Identify each line below containing the string "React" and copy it.

— BEGIN Data block —

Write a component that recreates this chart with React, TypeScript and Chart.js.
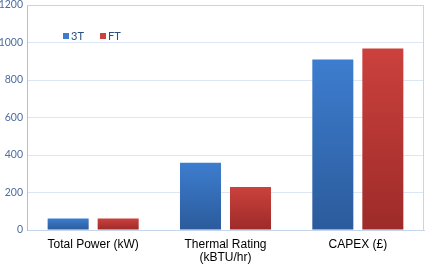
import React, { useEffect, useRef } from "react";
import { Chart, registerables } from "chart.js";

Chart.register(...registerables);

const categories: (string | string[])[] = ["Total Power (kW)", ["Thermal Rating", "(kBTU/hr)"], "CAPEX (£)"];
const series3T = [62, 359, 909];
const seriesFT = [62, 229, 968];
const seriesNames = ["3T", "FT"];
const yTicks = [0, 200, 400, 600, 800, 1000, 1200];

const BLUE_TOP = "#3d7dcf";
const BLUE_BOT = "#2b5b9b";
const RED_TOP = "#cb413d";
const RED_BOT = "#9d2b29";

function gradFor(top: string, bot: string) {
  return (ctx: any) => {
    const chart = ctx.chart;
    const area = chart.chartArea;
    if (!area || ctx.type !== "data") return top;
    const y = chart.scales.y;
    const v = ctx.raw as number;
    const y0 = y.getPixelForValue(v);
    const y1 = y.getPixelForValue(0);
    const g = chart.ctx.createLinearGradient(0, y0, 0, y1);
    g.addColorStop(0, top);
    g.addColorStop(1, bot);
    return g;
  };
}

const framePlugin = {
  id: "frame",
  afterDraw(chart: any) {
    const { ctx, chartArea } = chart;
    ctx.save();
    ctx.strokeStyle = "#c5d5ea";
    ctx.lineWidth = 1;
    ctx.beginPath();
    ctx.moveTo(chartArea.left, chartArea.top + 0.5);
    ctx.lineTo(chartArea.right - 0.5, chartArea.top + 0.5);
    ctx.lineTo(chartArea.right - 0.5, chartArea.bottom);
    ctx.stroke();
    // legend
    const items = [
      { x: 63, color: BLUE_TOP, label: seriesNames[0] },
      { x: 100, color: RED_TOP, label: seriesNames[1] },
    ];
    ctx.font = "11px Lato, 'Open Sans', sans-serif";
    ctx.textBaseline = "middle";
    ctx.textAlign = "left";
    for (const it of items) {
      ctx.fillStyle = it.color;
      ctx.fillRect(it.x, 33, 6, 6);
      ctx.fillStyle = "#2d4f80";
      ctx.fillText(it.label, it.x + 8, 36);
    }
    ctx.restore();
  },
};

export default function App() {
  const ref = useRef<HTMLCanvasElement>(null);
  useEffect(() => {
    document.body.style.margin = "0";
    const chart = new Chart(ref.current!, {
      type: "bar",
      data: {
        labels: categories,
        datasets: [
          { label: seriesNames[0], data: series3T, backgroundColor: gradFor(BLUE_TOP, BLUE_BOT), categoryPercentage: 0.756, barPercentage: 0.82 },
          { label: seriesNames[1], data: seriesFT, backgroundColor: gradFor(RED_TOP, RED_BOT), categoryPercentage: 0.756, barPercentage: 0.82 },
        ],
      },
      options: {
        animation: false,
        responsive: false,
        maintainAspectRatio: false,
        layout: { padding: { top: 0, right: 3, left: 0, bottom: 0 } },
        plugins: { legend: { display: false }, tooltip: { enabled: false } },
        scales: {
          x: {
            grid: { display: false, drawTicks: false },
            border: { color: "#c5d5ea" },
            ticks: {
              color: "#000",
              font: { family: "'Liberation Sans', Arial, sans-serif", size: 12, lineHeight: 1.1 },
              padding: 8,
              maxRotation: 0,
              autoSkip: false,
            },
            afterFit: (s: any) => { s.height = 35; },
          },
          y: {
            min: 0,
            max: 1200,
            afterBuildTicks: (s: any) => { s.ticks = yTicks.map((v) => ({ value: v })); },
            grid: { color: "#dde7f3", drawTicks: false },
            border: { color: "#a9c0e0" },
            ticks: {
              color: "#4d6d9e",
              font: { family: "Lato, 'Open Sans', sans-serif", size: 10.5 },
              padding: 4,
              callback: (v: any) => String(v),
            },
            afterFit: (s: any) => { s.width = 27; s.paddingTop = 5; s.paddingBottom = 0; },
          },
        },
      },
      plugins: [framePlugin],
    });
    return () => chart.destroy();
  }, []);
  return (
    <div style={{ position: "absolute", left: 0, top: 0, width: 427, height: 265, background: "#fff" }}>
      <canvas ref={ref} width={427} height={265} style={{ width: 427, height: 265 }} />
    </div>
  );
}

— END Data block —

#### Result
Write a component that recreates this chart with React, TypeScript and Chart.js.
import React, { useEffect, useRef } from "react";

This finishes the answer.